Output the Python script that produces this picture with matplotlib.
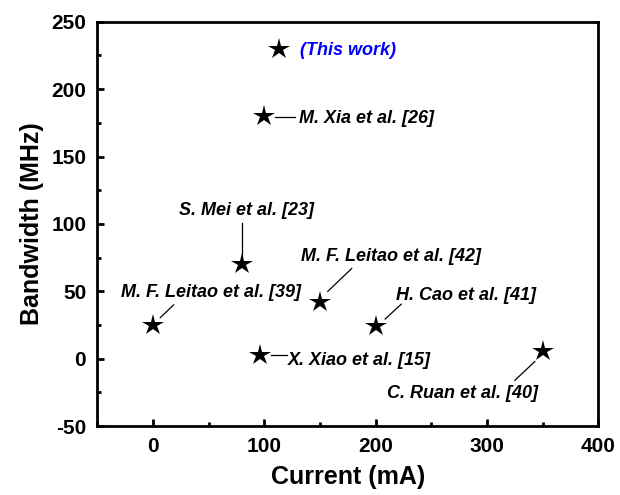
import matplotlib
matplotlib.use('Agg')
import matplotlib.pyplot as plt
from matplotlib.ticker import MultipleLocator

plt.rcParams['font.family'] = ['Liberation Sans', 'DejaVu Sans']
plt.rcParams['axes.unicode_minus'] = False

# data
refs = ['(This work)', 'M. Xia et al. [26]', 'S. Mei et al. [23]',
        'M. F. Leitao et al. [42]', 'M. F. Leitao et al. [39]',
        'H. Cao et al. [41]', 'X. Xiao et al. [15]', 'C. Ruan et al. [40]']
current = [113, 100, 80, 150, 0, 200, 96, 350]
bandwidth = [230, 180, 70, 42, 25, 24, 3, 6]

# label layout: text anchor (x, y), horizontal alignment, leader line ends
label_pos = [(132, 229), (131, 178), (84, 110), (214, 76),
             (52, 49), (281, 47), (121, -1), (278, -26)]
label_ha = ['left', 'left', 'center', 'center',
            'center', 'center', 'left', 'center']
leaders = [None,
           ((110, 128), (179.5, 179.5)),
           ((80, 80), (101, 76)),
           ((157, 178.5), (50, 67)),
           ((6.5, 18.5), (30.5, 40)),
           ((208.5, 223), (29.5, 40.5)),
           ((106, 120), (2.5, 2.5)),
           ((325, 343), (-16, -2))]


def main():
    fig = plt.figure(figsize=(6.2, 4.95), dpi=100)
    ax = fig.add_axes([0.157, 0.139, 0.808, 0.817])

    ax.plot(current, bandwidth, linestyle='none', marker='*',
            markersize=16, color='black', markeredgewidth=0)

    for i, name in enumerate(refs):
        color = 'blue' if i == 0 else 'black'
        ax.text(label_pos[i][0], label_pos[i][1], name, ha=label_ha[i],
                va='center', fontsize=13, fontweight='bold', style='italic',
                color=color)
        if leaders[i] is not None:
            ax.plot(leaders[i][0], leaders[i][1], color='black', lw=0.9)

    ax.set_xlim(-50, 400)
    ax.set_ylim(-50, 250)
    ax.xaxis.set_major_locator(MultipleLocator(100))
    ax.xaxis.set_minor_locator(MultipleLocator(50))
    ax.yaxis.set_major_locator(MultipleLocator(50))
    ax.yaxis.set_minor_locator(MultipleLocator(25))

    ax.tick_params(which='major', direction='in', length=5, width=2,
                   labelsize=15, pad=8)
    ax.tick_params(which='minor', direction='in', length=3, width=2)
    for lab in ax.get_xticklabels() + ax.get_yticklabels():
        lab.set_fontweight('bold')
    for sp in ax.spines.values():
        sp.set_linewidth(2)

    ax.set_xlabel('Current (mA)', fontsize=18, fontweight='bold', labelpad=6)
    ax.set_ylabel('Bandwidth (MHz)', fontsize=18, fontweight='bold', labelpad=5)

    fig.savefig('out.png', dpi=100)


if __name__ == '__main__':
    main()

———

- **TASK STATEMENT**
In the listing, find every line containing the word "matplotlib" and list it.

- **SOLUTION FOR THIS TASK**
Output the Python script that produces this picture with matplotlib.
import matplotlib
matplotlib.use('Agg')
import matplotlib.pyplot as plt
from matplotlib.ticker import MultipleLocator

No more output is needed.